Okay, okay. So I wanted to get the kudos to the returning champs up front. So what are the major changes we’ve seen. The biggest, of course is who would fill the shoes of Olive and Otto as the squad’s main agents. For that we get the overly-excitable Olympia (Anna Cathcart) and the straight-laced, no-nonsense Otis (Isaac Kragten) in a somewhat personality reversal to Olive and Otto.
I waited a few episodes before deciding what I thought of this new team and I have to say…I like them. I really, really do. I can’t use the term pleasantly surprised because I had faith in the show’s creators to keep delivering the same great casting choices, writing, humor, and production that has made the show so darn enjoyable already. And they didn’t let us down.

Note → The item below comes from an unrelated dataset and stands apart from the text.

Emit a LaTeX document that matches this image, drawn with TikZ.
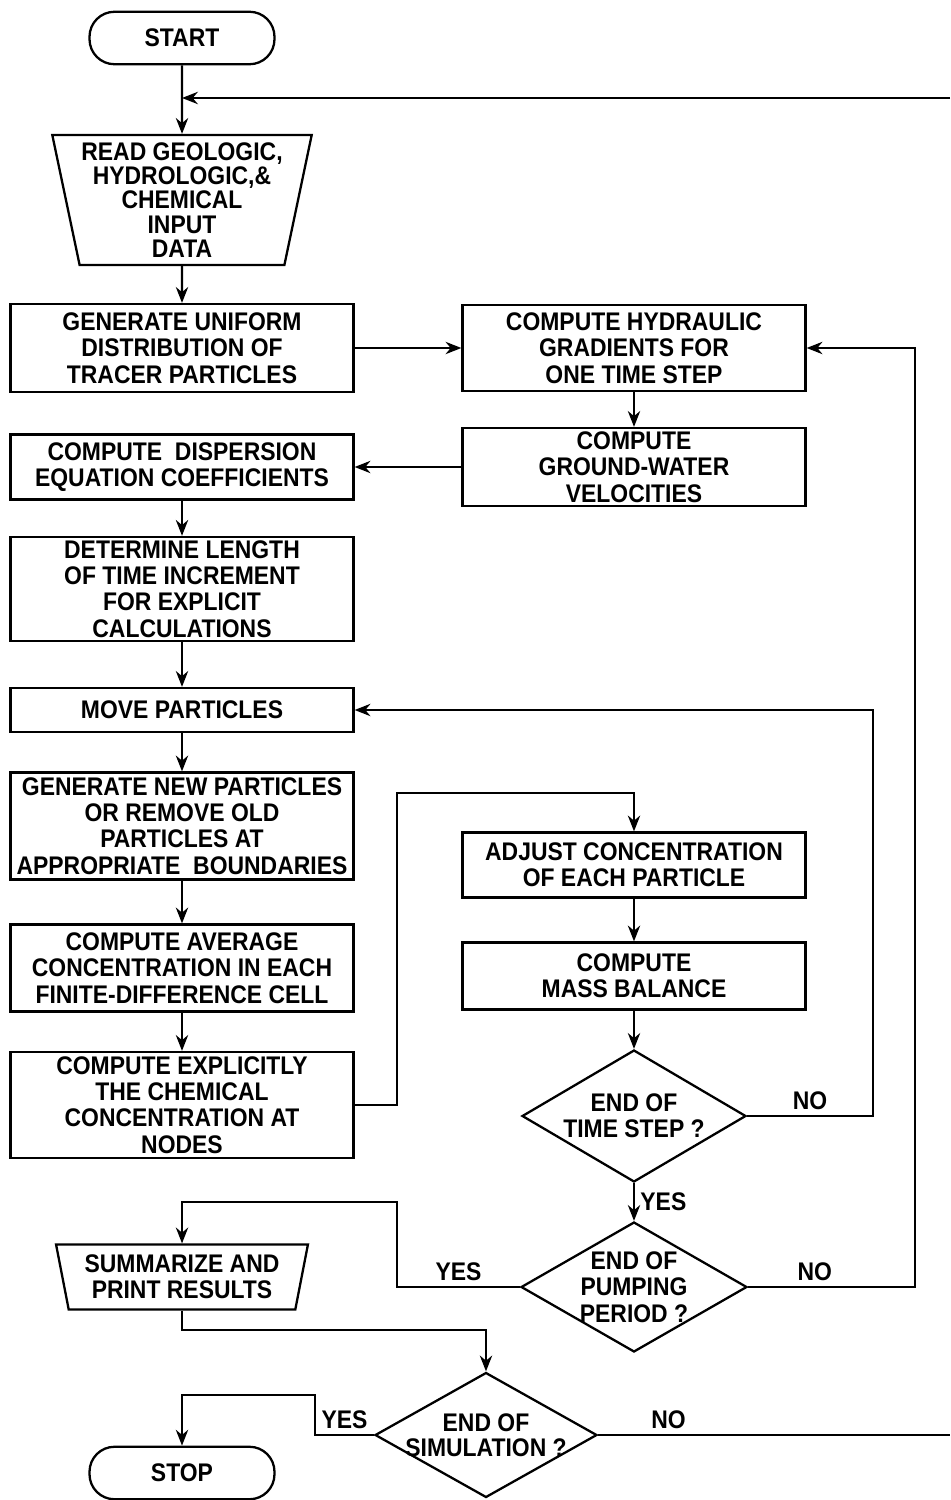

The thing is, change can be tough for television audiences, but with Odd Squad, the concept lends itself to periodic change. Grown-ups aren’t allowed to be agents (only bumbling, hapless victims in town and man do I want to play one some day. would several years experience on camera as a News Anchor and a few decades of theater get me a shot? Guys?! Hello? Is this thing on?) so with that in mind, as agents age, they move on and new ones come in.
It’s built right into the concept and so far, the first round of transition has worked pretty well. Carrying over cast members where they can (Oscar for a few episodes, Ms. O and Dr. O more regularly into the new season) help create a level of comfort and familiarity for the audience as new faces emerge. Eventually, those new faces become the regulars as even newer faces could move in. It’s created to be self-sustaining, and the fresh faces means new characters, new situations, and keeps the writers, I would think, on their toes. Kid or adult, this show has never made a bad casting decision yet, providing some of the best acting and comedic timing I’ve ever seen in young actors. It’s hard to come by at any age and Odd Squad does it in spades every time.
The fact of the matter with any type of show that revolves around kids is that kids grow up. We all do. Fortunately with a show like Odd Squad, no matter our age, we can be a kid again.
I hope they’re solving missions for a long time.